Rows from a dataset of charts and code
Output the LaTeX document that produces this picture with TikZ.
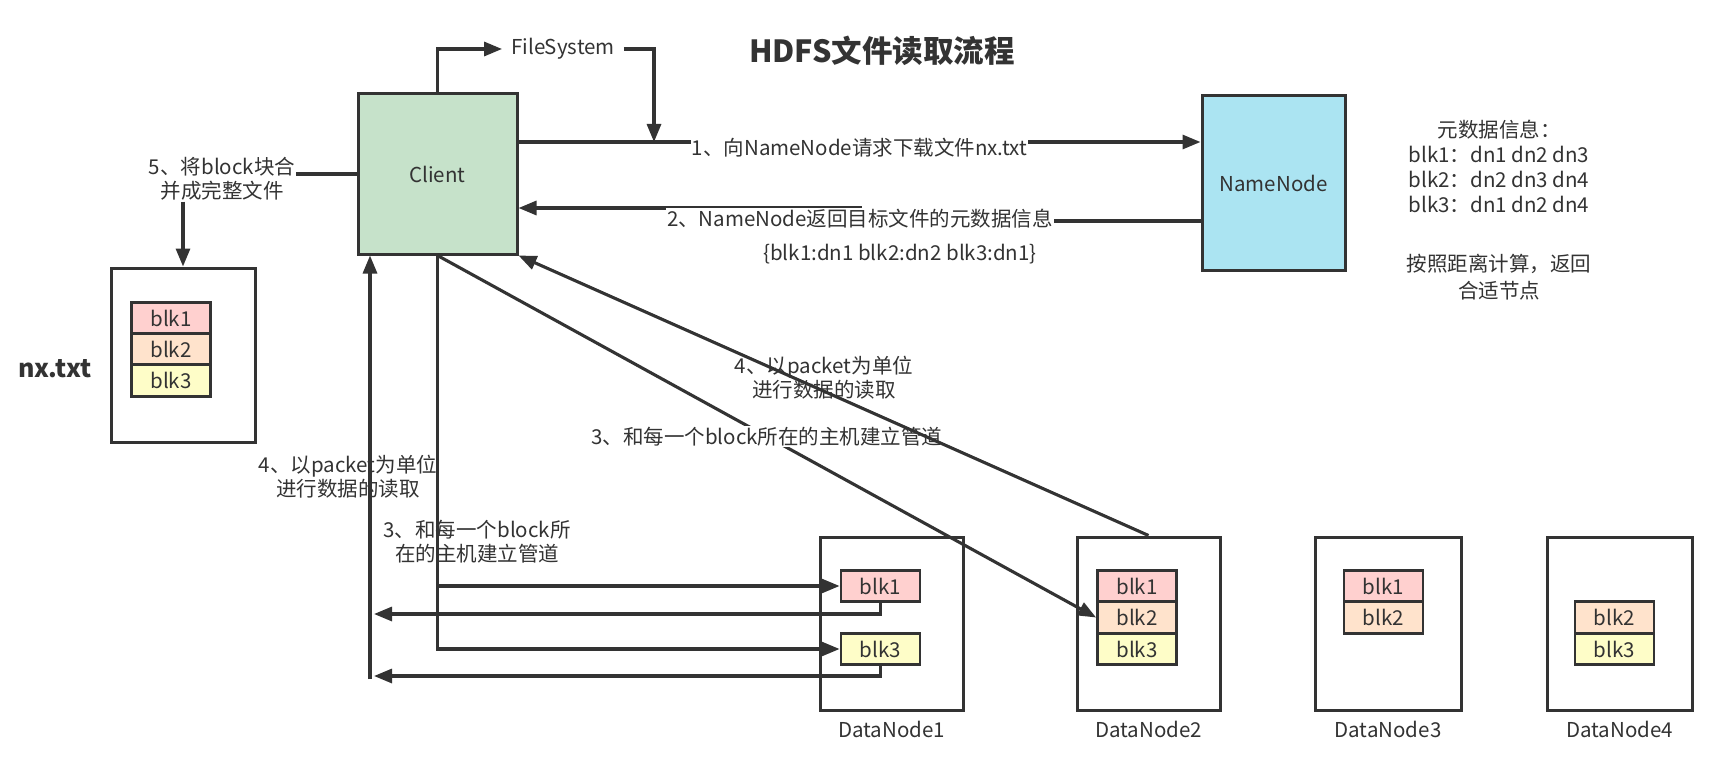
\documentclass[tikz,border=0pt]{standalone}
\usepackage{fontspec}
\setmainfont{Noto Sans CJK SC}
\usetikzlibrary{arrows.meta}
\definecolor{lnc}{HTML}{333333}
\definecolor{clientc}{HTML}{C6E2CA}
\definecolor{nnc}{HTML}{ABE4F2}
\definecolor{bka}{HTML}{FFD0CF}
\definecolor{bkb}{HTML}{FFE3CC}
\definecolor{bkc}{HTML}{FEFDC8}
\begin{document}
\begin{tikzpicture}[x=1pt,y=-1pt,
  txt/.style={text=lnc,font=\fontsize{20.5}{24}\selectfont,align=center,inner sep=1pt},
  box/.style={draw=lnc,line width=3pt,inner sep=0pt},
  blk/.style={txt,draw=lnc,line width=2.8pt,minimum width=79pt,minimum height=31.5pt,inner sep=0pt},
  arr/.style={draw=lnc,line width=3.1pt,-{Triangle[length=18pt,width=14pt]}},
  conn/.style={draw=lnc,line width=3.1pt},
]
\fill[white] (0,0) rectangle (1718,770);
\useasboundingbox (0,0) rectangle (1718,770);

% title
\node[txt,font=\fontsize{30.5}{34}\bfseries\selectfont] (title) at (882,51) {HDFS文件读取流程};

% main boxes
\node[txt,box,fill=clientc,minimum width=159pt,minimum height=160pt] (client) at (437.5,174) {Client};
\node[txt,box,fill=nnc,minimum width=143pt,minimum height=174pt] (nn) at (1273.5,183) {NameNode};

% FileSystem
\node[txt,inner sep=9pt] (fs) at (563,49) {FileSystem};
\coordinate (fsin) at (654,142);
\draw[arr] (client.north) |- (fs.west);
\draw[arr] (fs.east) -| (fsin);

% step 1
\coordinate (y1) at (0,142);
\draw[arr] (client.east|-y1) -- (nn.west|-y1)
  node[midway,txt,fill=white,yshift=-6pt] (l1) {1、向NameNode请求下载文件nx.txt};

% step 2
\coordinate (y2a) at (0,221);
\coordinate (y2b) at (0,208);
\coordinate (s2) at (860,0);
\draw[arr] (nn.west|-y2a) -- (s2|-y2a) -- (s2|-y2b) -- (client.east|-y2b);
\node[txt,fill=white] (l2) at (860,219) {2、NameNode返回目标文件的元数据信息};
\node[txt] (meta1) at (900,254) {\{blk1:dn1 blk2:dn2 blk3:dn1\}};

% metadata info
\node[txt,font=\fontsize{20.5}{25.2}\selectfont] (meta2) at (1499,166.5) {元数据信息：\\blk1：dn1 dn2 dn3\\blk2：dn2 dn3 dn4\\blk3：dn1 dn2 dn4};
\node[txt,font=\fontsize{20.5}{27}\selectfont] (meta3) at (1499,277.5) {按照距离计算，返回\\合适节点};

% nx.txt file
\node[box,minimum width=144pt,minimum height=174pt] (nx) at (183,355) {};
\node[blk,fill=bka] (nb1) at (171,318.5) {blk1};
\node[blk,fill=bkb] (nb2) at (171,349.5) {blk2};
\node[blk,fill=bkc] (nb3) at (171,380.5) {blk3};
\node[txt,font=\fontsize{25}{28}\bfseries\selectfont] (nxl) at (55,369) {nx.txt};

% step 5
\node[txt] (l5) at (222,179) {5、将block块合\\并成完整文件};
\coordinate (y5) at (0,174);
\draw[conn] (client.west|-y5) -- (l5.east|-y5);
\draw[arr] (l5.south-|nx.north) -- (nx.north);

% DataNodes
\node[box,minimum width=143pt,minimum height=173pt] (dn1) at (891.5,623.5) {};
\node[blk,fill=bka] (d1b1) at (880.5,586) {blk1};
\node[blk,fill=bkc] (d1b3) at (880.5,649) {blk3};
\node[txt] (dn1l) at (891.5,729) {DataNode1};

\node[box,minimum width=143pt,minimum height=173pt] (dn2) at (1148.5,623.5) {};
\node[blk,fill=bka] (d2b1) at (1137,586) {blk1};
\node[blk,fill=bkb] (d2b2) at (1137,617.5) {blk2};
\node[blk,fill=bkc] (d2b3) at (1137,649) {blk3};
\node[txt] (dn2l) at (1148.5,729) {DataNode2};

\node[box,minimum width=146pt,minimum height=173pt] (dn3) at (1388,623.5) {};
\node[blk,fill=bka] (d3b1) at (1383.5,586) {blk1};
\node[blk,fill=bkb] (d3b2) at (1383.5,617.5) {blk2};
\node[txt] (dn3l) at (1388,729) {DataNode3};

\node[box,minimum width=145pt,minimum height=173pt] (dn4) at (1619.5,623.5) {};
\node[blk,fill=bkb] (d4b2) at (1614.5,617.5) {blk2};
\node[blk,fill=bkc] (d4b3) at (1614.5,649) {blk3};
\node[txt] (dn4l) at (1619.5,729) {DataNode4};

% step 3 (left, orthogonal)
\draw[arr] (client.south) |- (d1b1.west);
\draw[arr] (client.south) |- (d1b3.west);

% step 4 (left, returns)
\coordinate (r1) at (374,614);
\coordinate (r3) at (374,676);
\coordinate (up) at (370,679);
\draw[arr] (d1b1.south) |- (r1);
\draw[arr] (d1b3.south) |- (r3);
\draw[arr] (up) -- (client.south-|up);

\node[txt] (l4a) at (348,477) {4、以packet为单位\\进行数据的读取};
\node[txt] (l3a) at (477,542) {3、和每一个block所\\在的主机建立管道};

% diagonal step 3
\draw[arr] (client.south) -- (d2b2.west)
  node[midway,txt,fill=white] (l3b) {3、和每一个block所在的主机建立管道};
% diagonal step 4
\draw[arr] (dn2.north) -- (client.south east);
\node[txt] (l4b) at (824,378) {4、以packet为单位\\进行数据的读取};
\end{tikzpicture}
\end{document}
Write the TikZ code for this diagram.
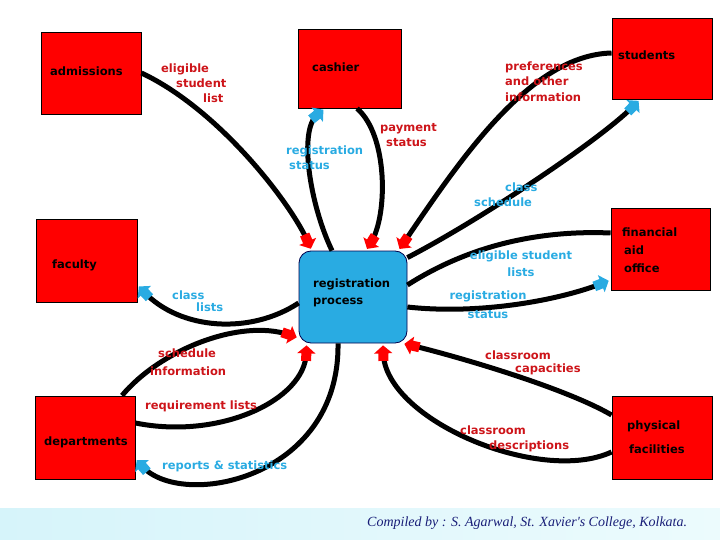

◆ Brief
Each entry above should be reproduced exactly, with the pictures removed.

◆ Answer to this task
Output the LaTeX document that produces this picture with TikZ.
\documentclass[tikz,border=0pt]{standalone}
\usepackage{fontspec}
\setmainfont{Noto Sans CJK SC}
\usetikzlibrary{arrows.meta}
\definecolor{lnc}{HTML}{333333}
\definecolor{clientc}{HTML}{C6E2CA}
\definecolor{nnc}{HTML}{ABE4F2}
\definecolor{bka}{HTML}{FFD0CF}
\definecolor{bkb}{HTML}{FFE3CC}
\definecolor{bkc}{HTML}{FEFDC8}
\begin{document}
\begin{tikzpicture}[x=1pt,y=-1pt,
  txt/.style={text=lnc,font=\fontsize{20.5}{24}\selectfont,align=center,inner sep=1pt},
  box/.style={draw=lnc,line width=3pt,inner sep=0pt},
  blk/.style={txt,draw=lnc,line width=2.8pt,minimum width=79pt,minimum height=31.5pt,inner sep=0pt},
  arr/.style={draw=lnc,line width=3.1pt,-{Triangle[length=18pt,width=14pt]}},
  conn/.style={draw=lnc,line width=3.1pt},
]
\fill[white] (0,0) rectangle (1718,770);
\useasboundingbox (0,0) rectangle (1718,770);

% title
\node[txt,font=\fontsize{30.5}{34}\bfseries\selectfont] (title) at (882,51) {HDFS文件读取流程};

% main boxes
\node[txt,box,fill=clientc,minimum width=159pt,minimum height=160pt] (client) at (437.5,174) {Client};
\node[txt,box,fill=nnc,minimum width=143pt,minimum height=174pt] (nn) at (1273.5,183) {NameNode};

% FileSystem
\node[txt,inner sep=9pt] (fs) at (563,49) {FileSystem};
\coordinate (fsin) at (654,142);
\draw[arr] (client.north) |- (fs.west);
\draw[arr] (fs.east) -| (fsin);

% step 1
\coordinate (y1) at (0,142);
\draw[arr] (client.east|-y1) -- (nn.west|-y1)
  node[midway,txt,fill=white,yshift=-6pt] (l1) {1、向NameNode请求下载文件nx.txt};

% step 2
\coordinate (y2a) at (0,221);
\coordinate (y2b) at (0,208);
\coordinate (s2) at (860,0);
\draw[arr] (nn.west|-y2a) -- (s2|-y2a) -- (s2|-y2b) -- (client.east|-y2b);
\node[txt,fill=white] (l2) at (860,219) {2、NameNode返回目标文件的元数据信息};
\node[txt] (meta1) at (900,254) {\{blk1:dn1 blk2:dn2 blk3:dn1\}};

% metadata info
\node[txt,font=\fontsize{20.5}{25.2}\selectfont] (meta2) at (1499,166.5) {元数据信息：\\blk1：dn1 dn2 dn3\\blk2：dn2 dn3 dn4\\blk3：dn1 dn2 dn4};
\node[txt,font=\fontsize{20.5}{27}\selectfont] (meta3) at (1499,277.5) {按照距离计算，返回\\合适节点};

% nx.txt file
\node[box,minimum width=144pt,minimum height=174pt] (nx) at (183,355) {};
\node[blk,fill=bka] (nb1) at (171,318.5) {blk1};
\node[blk,fill=bkb] (nb2) at (171,349.5) {blk2};
\node[blk,fill=bkc] (nb3) at (171,380.5) {blk3};
\node[txt,font=\fontsize{25}{28}\bfseries\selectfont] (nxl) at (55,369) {nx.txt};

% step 5
\node[txt] (l5) at (222,179) {5、将block块合\\并成完整文件};
\coordinate (y5) at (0,174);
\draw[conn] (client.west|-y5) -- (l5.east|-y5);
\draw[arr] (l5.south-|nx.north) -- (nx.north);

% DataNodes
\node[box,minimum width=143pt,minimum height=173pt] (dn1) at (891.5,623.5) {};
\node[blk,fill=bka] (d1b1) at (880.5,586) {blk1};
\node[blk,fill=bkc] (d1b3) at (880.5,649) {blk3};
\node[txt] (dn1l) at (891.5,729) {DataNode1};

\node[box,minimum width=143pt,minimum height=173pt] (dn2) at (1148.5,623.5) {};
\node[blk,fill=bka] (d2b1) at (1137,586) {blk1};
\node[blk,fill=bkb] (d2b2) at (1137,617.5) {blk2};
\node[blk,fill=bkc] (d2b3) at (1137,649) {blk3};
\node[txt] (dn2l) at (1148.5,729) {DataNode2};

\node[box,minimum width=146pt,minimum height=173pt] (dn3) at (1388,623.5) {};
\node[blk,fill=bka] (d3b1) at (1383.5,586) {blk1};
\node[blk,fill=bkb] (d3b2) at (1383.5,617.5) {blk2};
\node[txt] (dn3l) at (1388,729) {DataNode3};

\node[box,minimum width=145pt,minimum height=173pt] (dn4) at (1619.5,623.5) {};
\node[blk,fill=bkb] (d4b2) at (1614.5,617.5) {blk2};
\node[blk,fill=bkc] (d4b3) at (1614.5,649) {blk3};
\node[txt] (dn4l) at (1619.5,729) {DataNode4};

% step 3 (left, orthogonal)
\draw[arr] (client.south) |- (d1b1.west);
\draw[arr] (client.south) |- (d1b3.west);

% step 4 (left, returns)
\coordinate (r1) at (374,614);
\coordinate (r3) at (374,676);
\coordinate (up) at (370,679);
\draw[arr] (d1b1.south) |- (r1);
\draw[arr] (d1b3.south) |- (r3);
\draw[arr] (up) -- (client.south-|up);

\node[txt] (l4a) at (348,477) {4、以packet为单位\\进行数据的读取};
\node[txt] (l3a) at (477,542) {3、和每一个block所\\在的主机建立管道};

% diagonal step 3
\draw[arr] (client.south) -- (d2b2.west)
  node[midway,txt,fill=white] (l3b) {3、和每一个block所在的主机建立管道};
% diagonal step 4
\draw[arr] (dn2.north) -- (client.south east);
\node[txt] (l4b) at (824,378) {4、以packet为单位\\进行数据的读取};
\end{tikzpicture}
\end{document}
Write the TikZ code for this diagram.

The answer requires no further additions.